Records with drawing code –
=-=-=
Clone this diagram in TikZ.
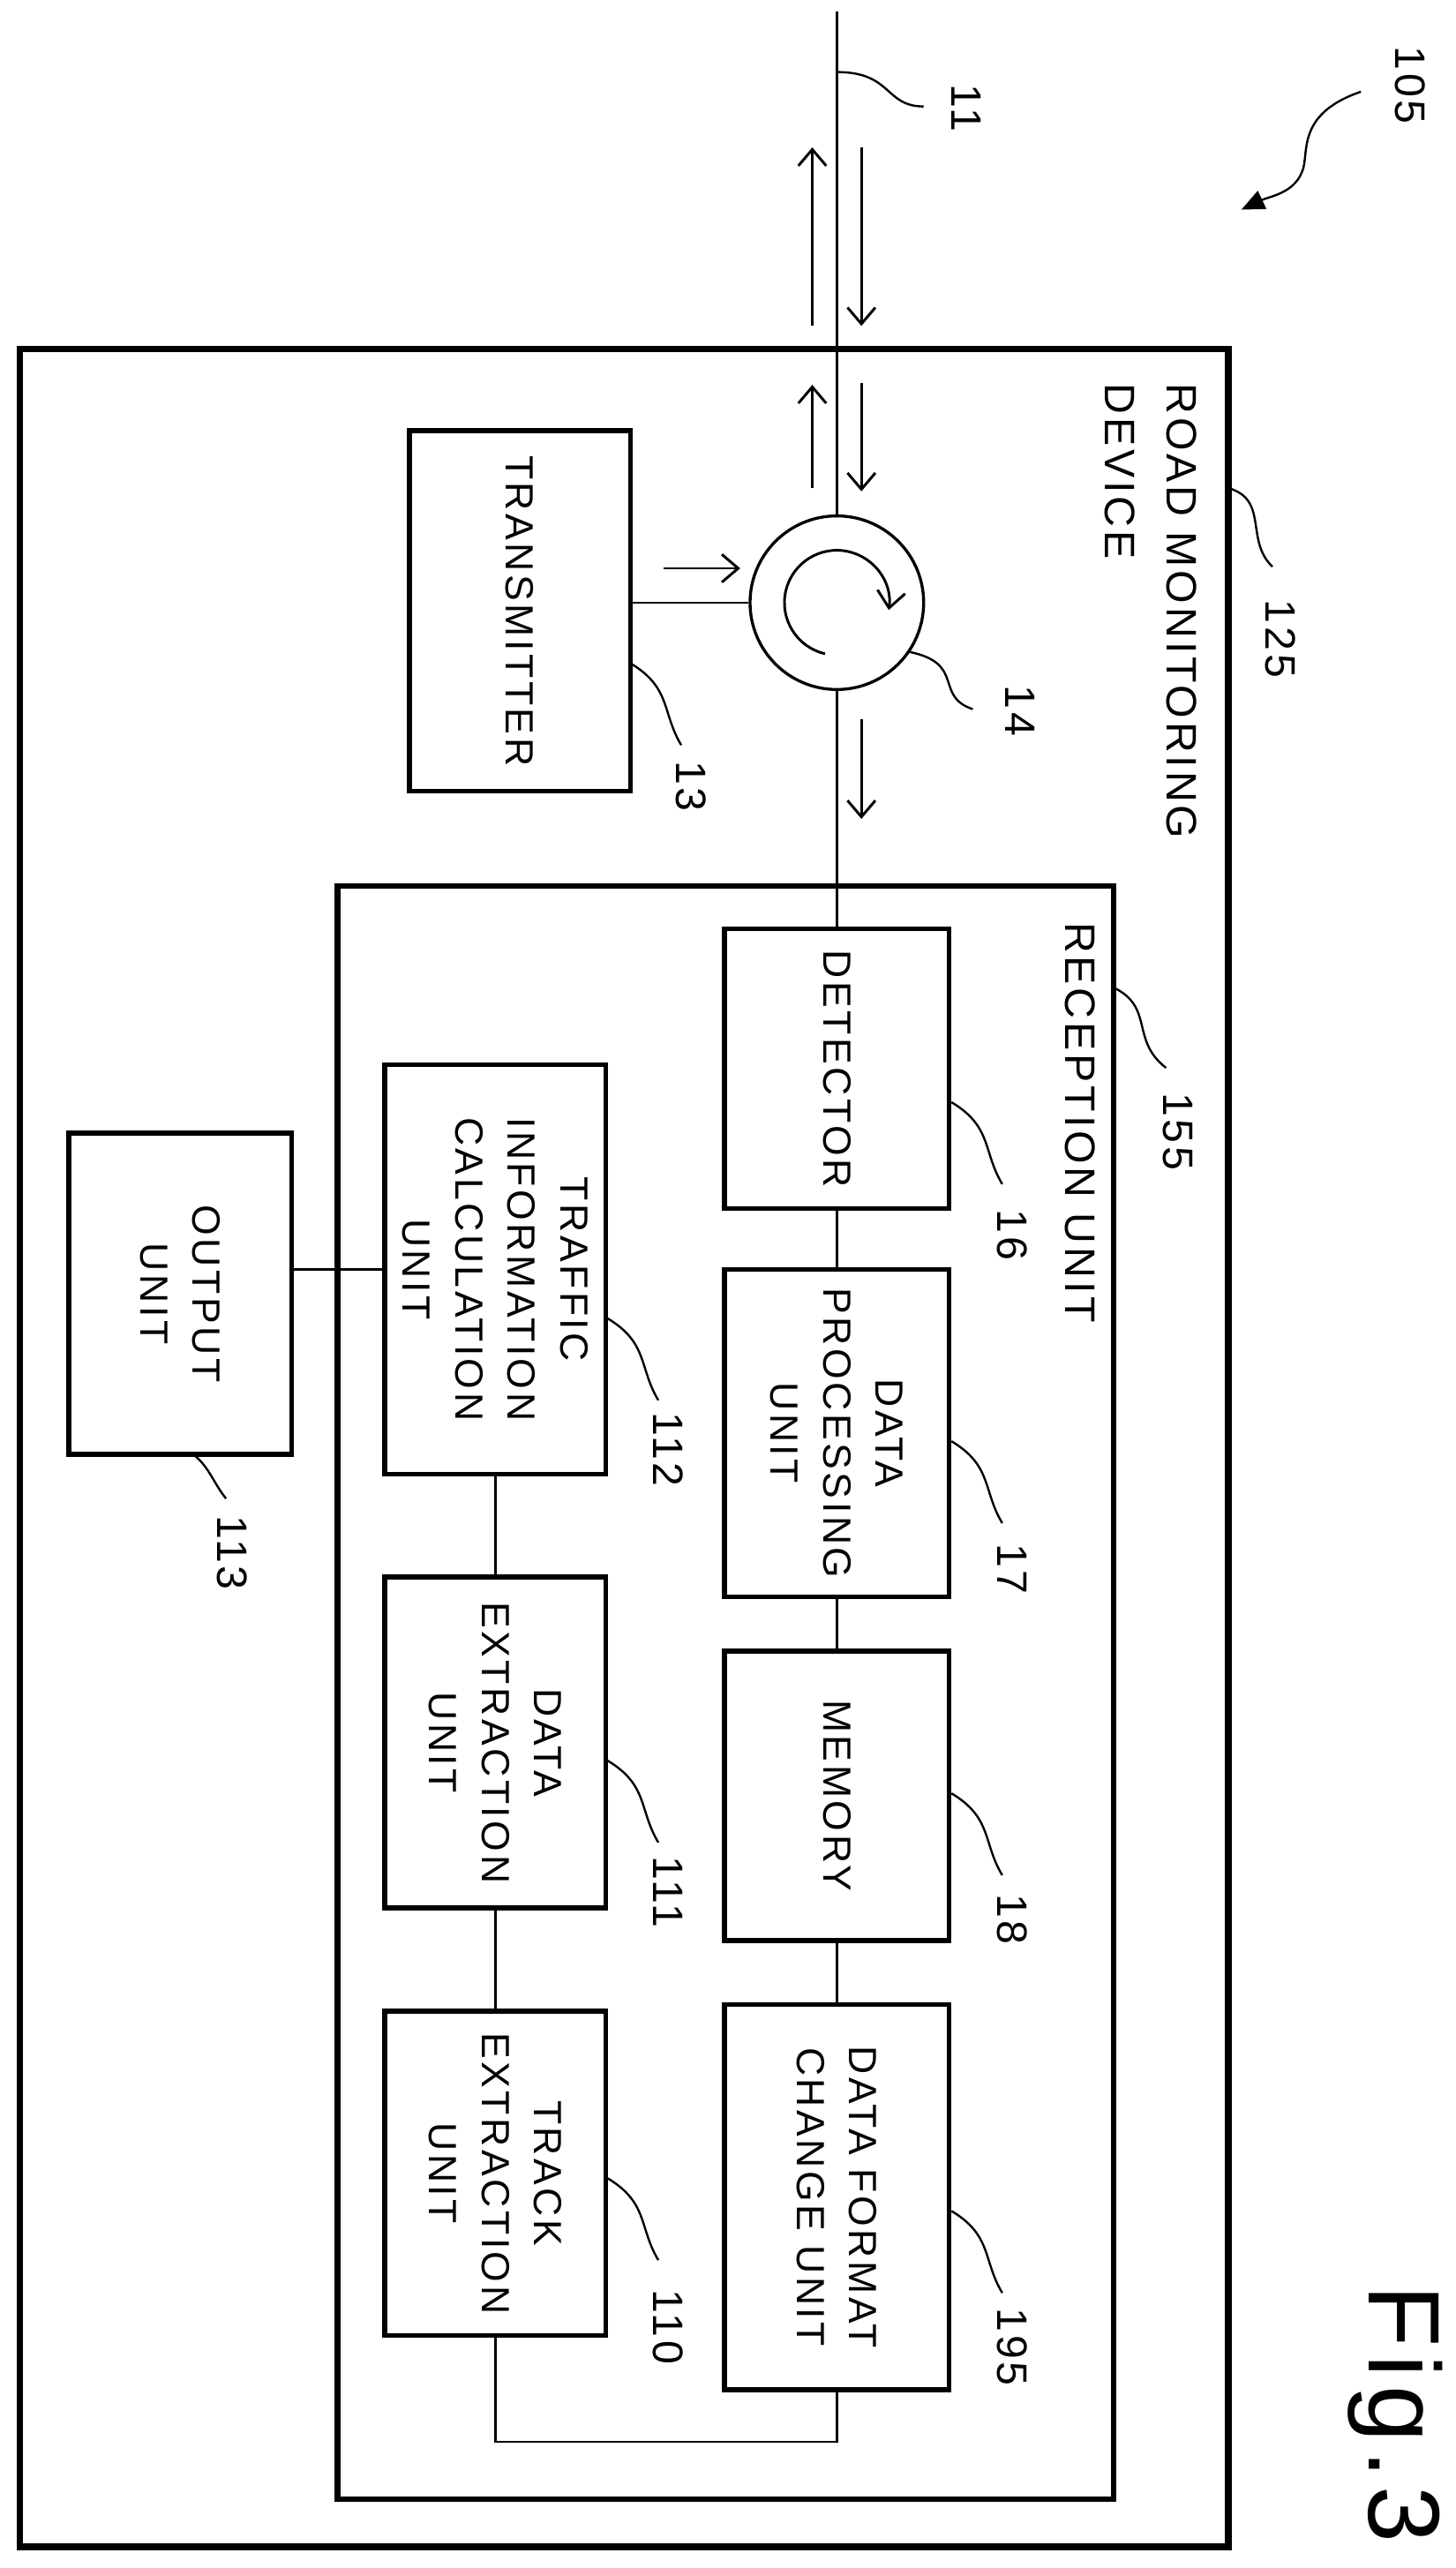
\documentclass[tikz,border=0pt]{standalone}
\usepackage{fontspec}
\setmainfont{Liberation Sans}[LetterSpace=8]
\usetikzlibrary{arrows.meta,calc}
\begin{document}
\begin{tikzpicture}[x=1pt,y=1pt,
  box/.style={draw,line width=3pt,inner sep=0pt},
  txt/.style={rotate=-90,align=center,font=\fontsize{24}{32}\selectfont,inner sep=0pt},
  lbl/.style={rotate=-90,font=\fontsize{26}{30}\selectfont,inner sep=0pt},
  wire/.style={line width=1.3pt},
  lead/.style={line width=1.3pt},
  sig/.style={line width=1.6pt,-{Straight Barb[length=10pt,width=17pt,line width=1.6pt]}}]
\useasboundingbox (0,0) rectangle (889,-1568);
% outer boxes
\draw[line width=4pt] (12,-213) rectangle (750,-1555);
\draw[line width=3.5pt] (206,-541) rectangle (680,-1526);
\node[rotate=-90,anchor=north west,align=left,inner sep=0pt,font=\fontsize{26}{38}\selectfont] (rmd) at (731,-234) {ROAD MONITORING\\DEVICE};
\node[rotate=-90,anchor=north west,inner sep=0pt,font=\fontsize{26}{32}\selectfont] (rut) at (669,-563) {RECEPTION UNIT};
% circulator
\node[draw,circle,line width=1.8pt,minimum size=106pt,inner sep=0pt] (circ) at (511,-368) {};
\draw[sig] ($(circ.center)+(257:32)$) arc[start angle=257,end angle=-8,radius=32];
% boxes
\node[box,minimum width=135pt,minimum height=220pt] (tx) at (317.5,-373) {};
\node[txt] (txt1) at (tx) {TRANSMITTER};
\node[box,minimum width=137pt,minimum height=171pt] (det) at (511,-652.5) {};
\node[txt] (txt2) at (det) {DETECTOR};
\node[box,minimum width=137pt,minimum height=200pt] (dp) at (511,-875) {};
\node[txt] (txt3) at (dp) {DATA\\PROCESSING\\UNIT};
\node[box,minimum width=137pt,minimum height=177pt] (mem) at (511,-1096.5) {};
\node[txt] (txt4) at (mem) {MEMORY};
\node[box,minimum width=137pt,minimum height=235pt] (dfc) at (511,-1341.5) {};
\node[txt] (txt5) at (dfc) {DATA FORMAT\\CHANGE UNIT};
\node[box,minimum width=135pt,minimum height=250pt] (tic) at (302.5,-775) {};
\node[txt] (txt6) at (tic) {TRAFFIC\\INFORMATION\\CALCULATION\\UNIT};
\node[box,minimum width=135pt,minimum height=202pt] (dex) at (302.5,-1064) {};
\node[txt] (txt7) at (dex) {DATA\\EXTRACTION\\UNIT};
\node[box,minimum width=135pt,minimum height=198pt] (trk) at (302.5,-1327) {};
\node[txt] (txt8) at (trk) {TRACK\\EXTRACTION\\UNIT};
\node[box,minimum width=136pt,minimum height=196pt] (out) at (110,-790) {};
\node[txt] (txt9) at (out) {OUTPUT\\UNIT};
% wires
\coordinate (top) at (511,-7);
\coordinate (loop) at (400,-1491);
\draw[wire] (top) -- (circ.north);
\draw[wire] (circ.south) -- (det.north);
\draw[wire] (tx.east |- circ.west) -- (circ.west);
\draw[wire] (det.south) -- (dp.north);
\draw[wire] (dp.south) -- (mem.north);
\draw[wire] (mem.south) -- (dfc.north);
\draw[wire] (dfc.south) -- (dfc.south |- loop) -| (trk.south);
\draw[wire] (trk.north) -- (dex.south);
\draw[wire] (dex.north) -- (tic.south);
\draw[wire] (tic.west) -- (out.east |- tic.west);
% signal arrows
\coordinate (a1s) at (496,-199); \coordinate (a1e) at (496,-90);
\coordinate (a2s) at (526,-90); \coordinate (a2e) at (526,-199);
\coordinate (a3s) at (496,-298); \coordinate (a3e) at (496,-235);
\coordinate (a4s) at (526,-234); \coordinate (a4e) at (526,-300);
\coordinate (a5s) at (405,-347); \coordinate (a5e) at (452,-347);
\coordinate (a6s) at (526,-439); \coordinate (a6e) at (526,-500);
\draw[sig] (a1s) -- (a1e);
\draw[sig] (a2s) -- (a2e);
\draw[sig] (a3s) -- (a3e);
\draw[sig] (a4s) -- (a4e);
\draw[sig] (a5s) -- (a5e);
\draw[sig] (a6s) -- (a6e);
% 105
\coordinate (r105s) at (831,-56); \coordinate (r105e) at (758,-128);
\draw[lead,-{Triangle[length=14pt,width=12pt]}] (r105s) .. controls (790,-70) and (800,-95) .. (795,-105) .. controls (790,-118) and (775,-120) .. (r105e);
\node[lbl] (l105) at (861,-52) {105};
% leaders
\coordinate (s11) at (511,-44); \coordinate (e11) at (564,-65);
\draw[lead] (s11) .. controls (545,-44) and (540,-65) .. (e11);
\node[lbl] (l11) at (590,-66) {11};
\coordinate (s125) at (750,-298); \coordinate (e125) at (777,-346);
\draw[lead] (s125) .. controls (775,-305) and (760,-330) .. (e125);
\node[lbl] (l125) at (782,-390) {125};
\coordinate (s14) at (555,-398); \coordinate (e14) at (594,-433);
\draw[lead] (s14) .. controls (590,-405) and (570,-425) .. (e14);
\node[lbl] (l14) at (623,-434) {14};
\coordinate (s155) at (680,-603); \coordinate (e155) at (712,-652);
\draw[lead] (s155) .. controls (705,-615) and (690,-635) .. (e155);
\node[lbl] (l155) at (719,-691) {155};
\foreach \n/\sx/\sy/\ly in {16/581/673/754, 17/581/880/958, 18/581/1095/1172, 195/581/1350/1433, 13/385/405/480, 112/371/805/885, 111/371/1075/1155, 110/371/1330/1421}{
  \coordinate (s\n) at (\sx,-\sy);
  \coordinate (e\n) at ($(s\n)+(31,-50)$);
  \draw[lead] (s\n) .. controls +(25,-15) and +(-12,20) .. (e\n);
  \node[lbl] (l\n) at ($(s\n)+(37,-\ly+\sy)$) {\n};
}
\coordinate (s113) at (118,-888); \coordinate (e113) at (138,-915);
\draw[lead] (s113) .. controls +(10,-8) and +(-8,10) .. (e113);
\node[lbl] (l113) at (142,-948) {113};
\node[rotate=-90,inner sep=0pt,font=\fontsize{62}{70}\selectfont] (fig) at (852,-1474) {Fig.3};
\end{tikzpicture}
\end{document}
=-=-=
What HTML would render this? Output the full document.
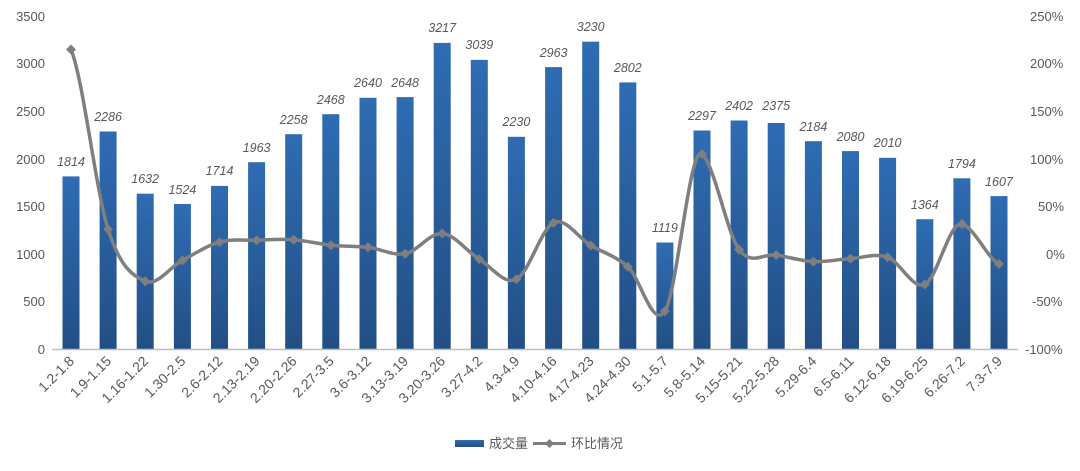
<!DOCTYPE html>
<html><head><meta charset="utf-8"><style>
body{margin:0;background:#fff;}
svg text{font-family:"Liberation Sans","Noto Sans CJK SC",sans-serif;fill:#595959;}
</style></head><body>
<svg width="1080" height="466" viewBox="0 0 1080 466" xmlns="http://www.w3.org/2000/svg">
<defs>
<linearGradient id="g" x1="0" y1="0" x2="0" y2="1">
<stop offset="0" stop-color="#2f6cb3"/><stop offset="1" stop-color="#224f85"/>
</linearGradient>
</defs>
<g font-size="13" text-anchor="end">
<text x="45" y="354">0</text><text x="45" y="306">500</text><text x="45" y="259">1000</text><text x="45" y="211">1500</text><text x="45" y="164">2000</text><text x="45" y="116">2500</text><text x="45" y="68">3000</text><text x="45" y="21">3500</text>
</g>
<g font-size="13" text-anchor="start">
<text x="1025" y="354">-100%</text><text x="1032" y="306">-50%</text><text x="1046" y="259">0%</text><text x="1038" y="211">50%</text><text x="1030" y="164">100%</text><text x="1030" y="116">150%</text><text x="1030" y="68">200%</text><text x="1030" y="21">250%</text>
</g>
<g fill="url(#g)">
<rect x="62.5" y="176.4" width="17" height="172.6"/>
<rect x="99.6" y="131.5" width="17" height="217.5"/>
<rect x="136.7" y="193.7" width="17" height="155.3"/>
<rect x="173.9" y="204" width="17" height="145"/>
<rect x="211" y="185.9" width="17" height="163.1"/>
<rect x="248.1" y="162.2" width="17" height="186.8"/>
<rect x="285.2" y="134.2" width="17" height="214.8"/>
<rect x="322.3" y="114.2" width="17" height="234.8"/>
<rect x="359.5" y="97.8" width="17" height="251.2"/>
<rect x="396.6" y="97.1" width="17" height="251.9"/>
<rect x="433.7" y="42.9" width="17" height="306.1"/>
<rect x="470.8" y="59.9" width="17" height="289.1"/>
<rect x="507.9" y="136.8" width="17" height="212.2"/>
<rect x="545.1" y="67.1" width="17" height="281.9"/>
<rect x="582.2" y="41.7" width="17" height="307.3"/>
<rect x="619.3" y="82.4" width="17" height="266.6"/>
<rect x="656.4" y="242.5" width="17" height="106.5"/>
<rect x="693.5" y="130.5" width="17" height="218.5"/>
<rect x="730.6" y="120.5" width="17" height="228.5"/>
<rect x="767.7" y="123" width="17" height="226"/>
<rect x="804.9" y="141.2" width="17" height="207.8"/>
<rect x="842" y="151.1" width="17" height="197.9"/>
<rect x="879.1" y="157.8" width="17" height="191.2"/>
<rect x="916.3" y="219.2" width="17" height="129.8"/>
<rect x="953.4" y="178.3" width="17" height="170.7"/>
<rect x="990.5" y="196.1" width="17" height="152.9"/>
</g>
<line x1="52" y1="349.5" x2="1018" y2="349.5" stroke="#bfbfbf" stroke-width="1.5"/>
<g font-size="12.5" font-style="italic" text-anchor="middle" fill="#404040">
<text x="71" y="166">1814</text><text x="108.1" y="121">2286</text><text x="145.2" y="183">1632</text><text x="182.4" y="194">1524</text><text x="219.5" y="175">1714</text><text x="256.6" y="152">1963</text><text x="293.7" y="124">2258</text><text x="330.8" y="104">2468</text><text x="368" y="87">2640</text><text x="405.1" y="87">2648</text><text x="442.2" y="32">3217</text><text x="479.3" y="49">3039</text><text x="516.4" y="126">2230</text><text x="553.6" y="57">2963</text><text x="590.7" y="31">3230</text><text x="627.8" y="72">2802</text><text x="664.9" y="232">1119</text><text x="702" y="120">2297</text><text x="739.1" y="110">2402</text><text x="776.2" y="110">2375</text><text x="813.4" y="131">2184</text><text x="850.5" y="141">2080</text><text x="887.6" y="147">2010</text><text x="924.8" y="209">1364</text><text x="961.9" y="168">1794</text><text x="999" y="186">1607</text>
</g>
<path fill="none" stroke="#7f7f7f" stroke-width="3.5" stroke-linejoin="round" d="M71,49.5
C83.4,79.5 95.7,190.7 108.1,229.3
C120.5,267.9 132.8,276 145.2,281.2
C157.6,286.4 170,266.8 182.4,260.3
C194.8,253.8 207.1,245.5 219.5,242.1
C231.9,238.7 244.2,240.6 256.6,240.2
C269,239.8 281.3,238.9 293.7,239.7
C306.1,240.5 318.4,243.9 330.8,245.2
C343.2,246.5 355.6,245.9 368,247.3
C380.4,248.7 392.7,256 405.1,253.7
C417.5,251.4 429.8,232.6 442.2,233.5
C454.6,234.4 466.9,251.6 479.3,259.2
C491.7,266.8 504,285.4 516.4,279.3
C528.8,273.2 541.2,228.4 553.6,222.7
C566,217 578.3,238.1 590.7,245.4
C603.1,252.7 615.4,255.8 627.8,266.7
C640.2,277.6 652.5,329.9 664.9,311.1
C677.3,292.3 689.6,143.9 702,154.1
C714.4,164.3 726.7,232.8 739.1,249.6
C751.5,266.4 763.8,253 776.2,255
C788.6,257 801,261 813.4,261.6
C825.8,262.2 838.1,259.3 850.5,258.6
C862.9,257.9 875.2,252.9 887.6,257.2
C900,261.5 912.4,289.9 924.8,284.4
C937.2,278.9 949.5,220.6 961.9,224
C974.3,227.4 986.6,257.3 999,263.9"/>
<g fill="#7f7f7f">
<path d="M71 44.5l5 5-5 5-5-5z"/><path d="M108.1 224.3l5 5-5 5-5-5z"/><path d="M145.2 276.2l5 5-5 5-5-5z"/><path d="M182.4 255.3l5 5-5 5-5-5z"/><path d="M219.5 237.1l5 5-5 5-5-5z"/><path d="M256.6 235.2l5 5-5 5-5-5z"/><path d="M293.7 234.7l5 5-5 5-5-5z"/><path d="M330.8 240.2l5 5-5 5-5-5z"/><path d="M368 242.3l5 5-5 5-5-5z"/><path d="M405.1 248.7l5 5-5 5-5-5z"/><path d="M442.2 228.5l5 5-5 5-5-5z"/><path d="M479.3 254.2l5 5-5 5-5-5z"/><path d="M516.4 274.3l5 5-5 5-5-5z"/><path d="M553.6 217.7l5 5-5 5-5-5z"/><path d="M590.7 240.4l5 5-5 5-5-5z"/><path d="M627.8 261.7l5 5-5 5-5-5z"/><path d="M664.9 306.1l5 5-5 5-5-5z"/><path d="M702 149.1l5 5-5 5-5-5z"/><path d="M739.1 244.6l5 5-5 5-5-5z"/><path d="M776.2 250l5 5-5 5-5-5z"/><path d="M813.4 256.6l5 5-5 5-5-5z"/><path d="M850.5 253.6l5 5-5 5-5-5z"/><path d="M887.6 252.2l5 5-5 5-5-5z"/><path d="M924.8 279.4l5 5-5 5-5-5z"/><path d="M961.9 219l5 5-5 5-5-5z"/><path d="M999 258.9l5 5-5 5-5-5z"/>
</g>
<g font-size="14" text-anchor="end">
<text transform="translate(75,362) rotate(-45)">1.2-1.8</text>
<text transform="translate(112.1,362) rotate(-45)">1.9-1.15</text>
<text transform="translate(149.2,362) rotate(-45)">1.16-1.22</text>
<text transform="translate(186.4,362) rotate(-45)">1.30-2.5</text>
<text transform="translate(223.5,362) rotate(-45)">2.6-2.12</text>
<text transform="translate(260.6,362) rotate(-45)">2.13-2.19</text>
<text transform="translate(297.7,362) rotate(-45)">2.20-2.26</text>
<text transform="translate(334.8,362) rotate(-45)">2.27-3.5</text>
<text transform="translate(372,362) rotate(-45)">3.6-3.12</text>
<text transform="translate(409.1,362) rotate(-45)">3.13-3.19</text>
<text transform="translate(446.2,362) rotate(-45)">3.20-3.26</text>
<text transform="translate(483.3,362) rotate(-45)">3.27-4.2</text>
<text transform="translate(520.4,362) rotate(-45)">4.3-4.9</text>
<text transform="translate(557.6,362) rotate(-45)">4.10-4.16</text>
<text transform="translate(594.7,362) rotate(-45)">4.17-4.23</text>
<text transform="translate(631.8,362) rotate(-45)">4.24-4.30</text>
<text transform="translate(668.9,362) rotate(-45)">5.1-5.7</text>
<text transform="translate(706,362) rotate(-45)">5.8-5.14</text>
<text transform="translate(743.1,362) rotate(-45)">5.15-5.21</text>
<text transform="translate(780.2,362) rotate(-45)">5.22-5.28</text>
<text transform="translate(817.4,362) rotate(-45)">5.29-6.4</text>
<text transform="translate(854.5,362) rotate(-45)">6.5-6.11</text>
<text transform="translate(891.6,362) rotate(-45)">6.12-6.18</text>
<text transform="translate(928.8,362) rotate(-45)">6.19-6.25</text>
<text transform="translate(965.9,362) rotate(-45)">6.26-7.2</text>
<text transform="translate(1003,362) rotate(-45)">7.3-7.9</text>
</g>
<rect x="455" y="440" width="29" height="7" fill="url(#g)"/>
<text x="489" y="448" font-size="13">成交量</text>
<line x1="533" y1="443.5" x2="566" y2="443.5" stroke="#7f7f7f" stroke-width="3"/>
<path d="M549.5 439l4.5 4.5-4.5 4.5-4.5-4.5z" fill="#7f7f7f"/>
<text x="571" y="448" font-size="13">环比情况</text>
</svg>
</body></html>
=-=-=
CHALLENGE – Each line in the entries above that includes the string "this" should be extracted.

TASK SOLUTION –
Clone this diagram in TikZ.
What HTML would render this? Output the full document.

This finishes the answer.